Here's what to look for Tuesday night in the Barn.
Numbers To Know
Minnesota is third in the country in assists per game, at 18.9 per game. While Mathieu is the maestro of the offense, this is an unselfish club that shares the ball, with four other players averaging at least 2.5 dimes. After Ohio State's zone defense was largely picked apart by Iowa and Illinois, teams not nearly as adept in their passing, it seems the switch to a man-to-man look comes at a good time.
The Buckeyes have yet to beat a team in the top 50 of the KenPom rankings this season, losing to Louisville, North Carolina, and the Hawkeyes. The Gophers currently sit at 36th. Not only would a win Tuesday night be Ohio State's mathematical best of the year, it would be its first on the road.

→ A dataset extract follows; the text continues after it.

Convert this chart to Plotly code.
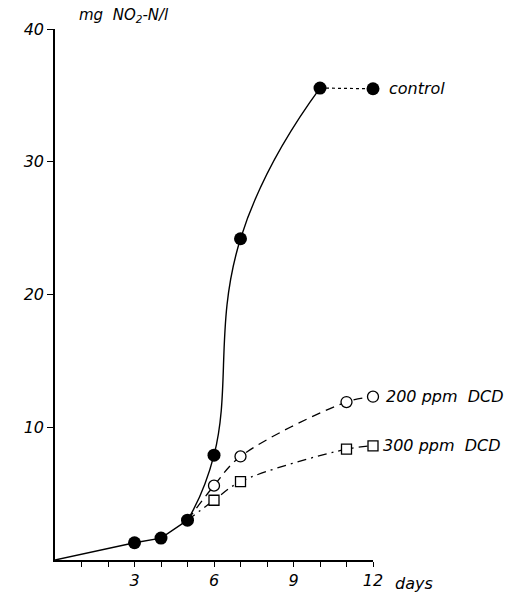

After a rough game shooting the ball in the Iowa loss, Russell bounced back with a solid 22 points on 7-13 shooting (3-7 from three-point range) against the Illini. At 17.7 points per game, Russell is among the best scorers in the conference and among freshmen across the country. The Buckeyes will need him to improve on the 10-37 shooting numbers he has put up in the only two games of his career played away from Columbus to date.
Cast of Characters
The Buckeyes' big man is struggling through the first two games of Big Ten play, after going scoreless and grabbing just one rebound in 12 minutes against Illinois. After two conference games, Williams is averaging a meager 4.5 points and 3 boards. Ohio State needs more production and consistency from the 6'11 Detroit native if it hopes to make any noise throughout the rest of the season, and that begins on Tuesday. Minnesota's Maurice Walker is a load down low, averaging 12.5 points and 5.9 rebounds per game, and Williams will be counted on to slow him down.
Since the debacle against Louisville where Scott found himself on the bench during crunchtime, Ohio State's leader has been steady. While the former McDonald's All-American is still struggling to find consistency in his perimeter shot, he is orchestrating the offense and being disruptive against opposing ballhandlers. Watching Scott and Mathieu do battle should be one of the more interesting matchups in Minneapolis.
A junior newcomer who transferred from Chipola College in Florida, Morris has stepped up and filled the production Minnesota lost when Austin Hollins graduated a year ago. The 6'5 wing leads the Gophers in scoring at 13.1 per game, including 18 in Saturday's loss to the Terps, and also contributes 3.9 rebounds, 2.5 assists, and 2.1 steals.
Hollins, who at times in his career has shown flashes of being a breakout player, is struggling of late. Through the first two Big Ten games, the senior from Memphis has tallied just 9 points, shooting 3-19 from the floor and just 1-9 from long range.
"He played two bad games offensively, but I don't think he's dealing with a lot," Pitino said Saturday. "I don't see the weight of the world on his shoulders. I don't feel like he's frustrated."
In four career games against Ohio State, Hollins has put up 10.5 points on just under 45 percent shooting, but all but one of those matchups ended in defeat for the Gophers. For Minnesota to be a factor in the Big Ten and go dancing in March, Hollins simply must play better.